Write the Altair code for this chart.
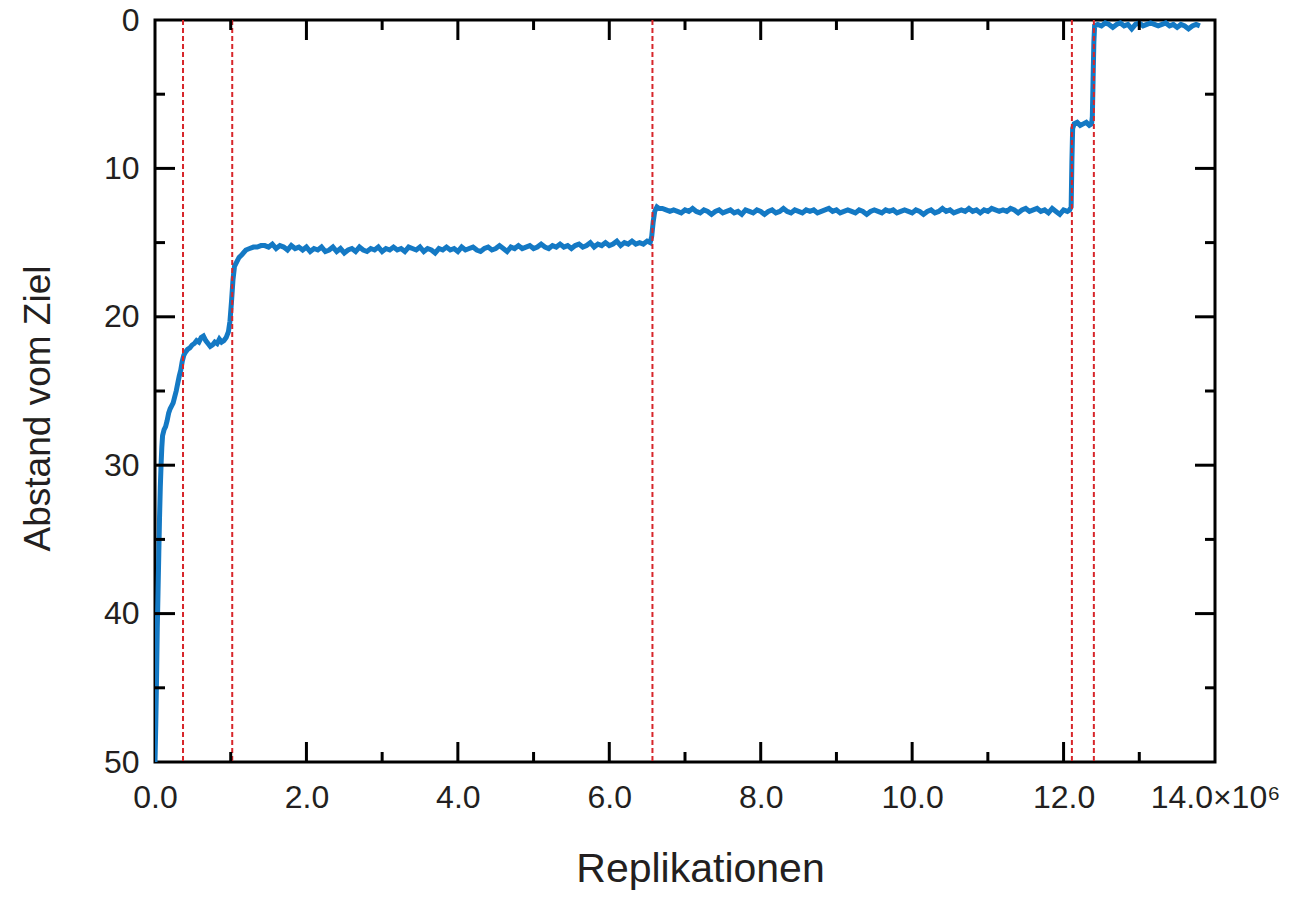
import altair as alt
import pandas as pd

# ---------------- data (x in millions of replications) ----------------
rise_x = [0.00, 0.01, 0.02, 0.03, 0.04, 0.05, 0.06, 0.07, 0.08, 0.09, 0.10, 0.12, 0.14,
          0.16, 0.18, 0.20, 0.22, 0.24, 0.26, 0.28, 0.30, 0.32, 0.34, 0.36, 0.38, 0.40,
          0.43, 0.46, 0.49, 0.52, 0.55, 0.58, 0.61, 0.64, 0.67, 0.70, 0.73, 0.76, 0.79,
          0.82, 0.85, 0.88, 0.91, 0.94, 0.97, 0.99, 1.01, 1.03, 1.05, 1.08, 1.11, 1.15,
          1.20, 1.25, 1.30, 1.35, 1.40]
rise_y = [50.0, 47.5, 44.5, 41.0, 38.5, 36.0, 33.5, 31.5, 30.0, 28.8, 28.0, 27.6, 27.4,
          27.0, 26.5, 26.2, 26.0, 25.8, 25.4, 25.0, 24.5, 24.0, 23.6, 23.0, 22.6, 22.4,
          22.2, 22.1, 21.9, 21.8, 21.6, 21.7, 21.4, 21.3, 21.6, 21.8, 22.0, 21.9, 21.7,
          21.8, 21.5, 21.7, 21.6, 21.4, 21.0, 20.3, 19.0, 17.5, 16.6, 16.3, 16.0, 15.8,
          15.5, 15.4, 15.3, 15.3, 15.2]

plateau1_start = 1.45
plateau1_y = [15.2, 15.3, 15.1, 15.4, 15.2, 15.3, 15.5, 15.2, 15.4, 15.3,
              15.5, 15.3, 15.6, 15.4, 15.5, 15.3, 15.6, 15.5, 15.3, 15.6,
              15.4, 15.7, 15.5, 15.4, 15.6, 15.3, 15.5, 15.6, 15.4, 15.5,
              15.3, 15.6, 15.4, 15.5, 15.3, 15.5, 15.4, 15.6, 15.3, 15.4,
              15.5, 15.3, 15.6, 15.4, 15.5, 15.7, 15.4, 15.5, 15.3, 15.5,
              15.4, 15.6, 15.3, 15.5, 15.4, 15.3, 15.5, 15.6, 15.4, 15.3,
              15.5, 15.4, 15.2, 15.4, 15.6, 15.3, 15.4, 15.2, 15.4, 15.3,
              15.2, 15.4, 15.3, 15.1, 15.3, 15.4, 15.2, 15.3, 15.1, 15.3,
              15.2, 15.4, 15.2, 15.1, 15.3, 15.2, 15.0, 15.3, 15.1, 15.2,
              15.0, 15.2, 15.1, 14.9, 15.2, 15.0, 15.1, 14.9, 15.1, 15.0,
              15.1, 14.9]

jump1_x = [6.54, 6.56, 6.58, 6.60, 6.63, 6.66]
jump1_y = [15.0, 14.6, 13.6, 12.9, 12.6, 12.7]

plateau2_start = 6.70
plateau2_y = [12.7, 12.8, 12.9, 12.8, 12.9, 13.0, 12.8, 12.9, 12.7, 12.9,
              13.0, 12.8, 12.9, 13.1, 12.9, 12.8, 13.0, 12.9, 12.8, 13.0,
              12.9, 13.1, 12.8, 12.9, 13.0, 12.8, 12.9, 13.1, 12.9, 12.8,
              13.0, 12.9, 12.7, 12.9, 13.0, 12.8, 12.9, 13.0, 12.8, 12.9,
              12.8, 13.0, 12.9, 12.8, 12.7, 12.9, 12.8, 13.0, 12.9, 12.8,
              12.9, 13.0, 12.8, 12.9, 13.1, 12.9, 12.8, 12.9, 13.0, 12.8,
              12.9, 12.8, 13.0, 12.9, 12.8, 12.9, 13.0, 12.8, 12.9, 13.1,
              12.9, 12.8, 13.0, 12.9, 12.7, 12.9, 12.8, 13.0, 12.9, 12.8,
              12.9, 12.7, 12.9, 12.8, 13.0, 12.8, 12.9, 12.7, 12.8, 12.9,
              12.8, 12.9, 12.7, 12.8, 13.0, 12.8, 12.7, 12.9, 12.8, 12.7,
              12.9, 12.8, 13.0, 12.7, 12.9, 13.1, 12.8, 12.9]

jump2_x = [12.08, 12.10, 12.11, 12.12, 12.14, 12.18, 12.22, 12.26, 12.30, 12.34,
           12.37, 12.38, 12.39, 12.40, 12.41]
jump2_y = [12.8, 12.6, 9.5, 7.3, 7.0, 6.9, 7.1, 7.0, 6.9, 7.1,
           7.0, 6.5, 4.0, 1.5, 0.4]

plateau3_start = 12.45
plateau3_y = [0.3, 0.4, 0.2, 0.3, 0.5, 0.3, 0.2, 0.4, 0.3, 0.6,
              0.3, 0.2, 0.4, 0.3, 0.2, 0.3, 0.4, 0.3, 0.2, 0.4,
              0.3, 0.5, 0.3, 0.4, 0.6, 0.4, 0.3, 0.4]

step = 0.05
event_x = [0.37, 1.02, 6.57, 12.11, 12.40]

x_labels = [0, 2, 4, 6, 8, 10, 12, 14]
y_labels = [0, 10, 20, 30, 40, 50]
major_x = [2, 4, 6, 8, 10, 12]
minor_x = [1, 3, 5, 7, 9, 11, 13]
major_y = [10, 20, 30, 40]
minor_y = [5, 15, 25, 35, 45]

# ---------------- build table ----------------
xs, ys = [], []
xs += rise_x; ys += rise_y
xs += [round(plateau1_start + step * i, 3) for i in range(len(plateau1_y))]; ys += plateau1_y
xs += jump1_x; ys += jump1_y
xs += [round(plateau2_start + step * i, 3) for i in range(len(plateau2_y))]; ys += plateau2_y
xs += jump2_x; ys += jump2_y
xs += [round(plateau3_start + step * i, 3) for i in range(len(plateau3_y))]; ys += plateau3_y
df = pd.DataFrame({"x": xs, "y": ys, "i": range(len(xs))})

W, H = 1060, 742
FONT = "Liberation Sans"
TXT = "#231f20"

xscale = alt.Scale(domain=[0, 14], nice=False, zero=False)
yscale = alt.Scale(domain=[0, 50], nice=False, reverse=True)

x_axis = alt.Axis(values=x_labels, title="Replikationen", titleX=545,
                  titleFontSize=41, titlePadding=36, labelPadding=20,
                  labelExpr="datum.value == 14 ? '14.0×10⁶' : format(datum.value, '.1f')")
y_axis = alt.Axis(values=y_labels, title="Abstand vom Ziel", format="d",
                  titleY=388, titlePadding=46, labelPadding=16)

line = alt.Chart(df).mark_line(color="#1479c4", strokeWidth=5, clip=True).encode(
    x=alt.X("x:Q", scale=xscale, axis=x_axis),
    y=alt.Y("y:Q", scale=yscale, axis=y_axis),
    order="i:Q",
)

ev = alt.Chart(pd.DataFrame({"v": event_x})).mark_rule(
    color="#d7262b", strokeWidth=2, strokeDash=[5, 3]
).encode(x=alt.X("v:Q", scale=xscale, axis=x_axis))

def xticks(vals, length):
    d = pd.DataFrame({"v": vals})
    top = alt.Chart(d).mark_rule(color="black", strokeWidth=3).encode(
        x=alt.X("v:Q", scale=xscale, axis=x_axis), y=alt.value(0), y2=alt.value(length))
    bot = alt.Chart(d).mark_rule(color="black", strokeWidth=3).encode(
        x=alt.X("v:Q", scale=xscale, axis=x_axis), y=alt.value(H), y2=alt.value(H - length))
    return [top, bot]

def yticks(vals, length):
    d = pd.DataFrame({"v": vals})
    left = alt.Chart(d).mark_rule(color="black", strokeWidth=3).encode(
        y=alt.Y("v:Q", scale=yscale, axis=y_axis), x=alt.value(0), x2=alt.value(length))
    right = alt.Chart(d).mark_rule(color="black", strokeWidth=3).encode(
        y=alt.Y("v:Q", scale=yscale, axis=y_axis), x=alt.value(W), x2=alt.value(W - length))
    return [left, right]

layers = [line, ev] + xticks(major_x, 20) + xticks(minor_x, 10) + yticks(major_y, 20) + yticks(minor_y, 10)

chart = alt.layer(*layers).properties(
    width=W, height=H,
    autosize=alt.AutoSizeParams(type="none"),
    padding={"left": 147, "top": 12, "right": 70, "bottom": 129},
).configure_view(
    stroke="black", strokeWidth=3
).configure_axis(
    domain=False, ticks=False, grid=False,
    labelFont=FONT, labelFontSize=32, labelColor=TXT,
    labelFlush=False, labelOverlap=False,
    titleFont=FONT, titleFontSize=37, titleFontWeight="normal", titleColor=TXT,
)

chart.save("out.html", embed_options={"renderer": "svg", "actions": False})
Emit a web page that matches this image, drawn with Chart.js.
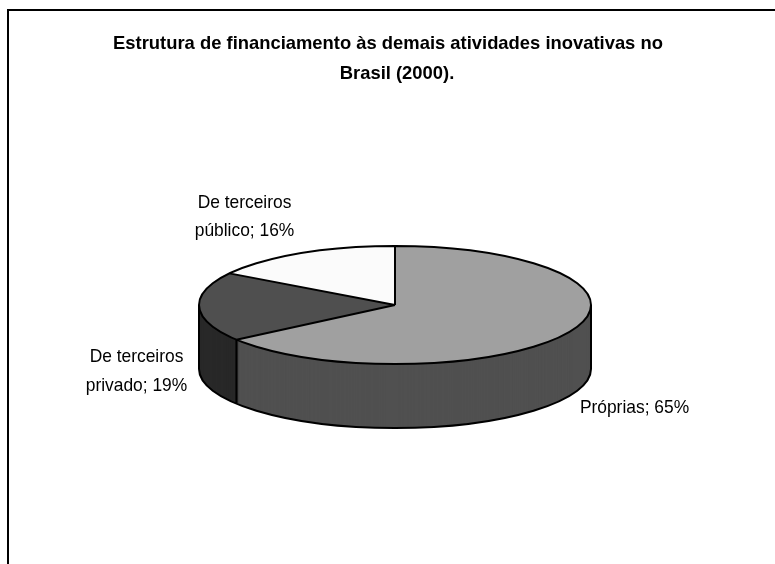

..........

— The task —
From the first line above to the line containing "15.5, 15.4, 15.3, 15.3, 15.2]", repeat each line exactly. Pictures stay out.

— Correct answer —
Write the Altair code for this chart.
import altair as alt
import pandas as pd

# ---------------- data (x in millions of replications) ----------------
rise_x = [0.00, 0.01, 0.02, 0.03, 0.04, 0.05, 0.06, 0.07, 0.08, 0.09, 0.10, 0.12, 0.14,
          0.16, 0.18, 0.20, 0.22, 0.24, 0.26, 0.28, 0.30, 0.32, 0.34, 0.36, 0.38, 0.40,
          0.43, 0.46, 0.49, 0.52, 0.55, 0.58, 0.61, 0.64, 0.67, 0.70, 0.73, 0.76, 0.79,
          0.82, 0.85, 0.88, 0.91, 0.94, 0.97, 0.99, 1.01, 1.03, 1.05, 1.08, 1.11, 1.15,
          1.20, 1.25, 1.30, 1.35, 1.40]
rise_y = [50.0, 47.5, 44.5, 41.0, 38.5, 36.0, 33.5, 31.5, 30.0, 28.8, 28.0, 27.6, 27.4,
          27.0, 26.5, 26.2, 26.0, 25.8, 25.4, 25.0, 24.5, 24.0, 23.6, 23.0, 22.6, 22.4,
          22.2, 22.1, 21.9, 21.8, 21.6, 21.7, 21.4, 21.3, 21.6, 21.8, 22.0, 21.9, 21.7,
          21.8, 21.5, 21.7, 21.6, 21.4, 21.0, 20.3, 19.0, 17.5, 16.6, 16.3, 16.0, 15.8,
          15.5, 15.4, 15.3, 15.3, 15.2]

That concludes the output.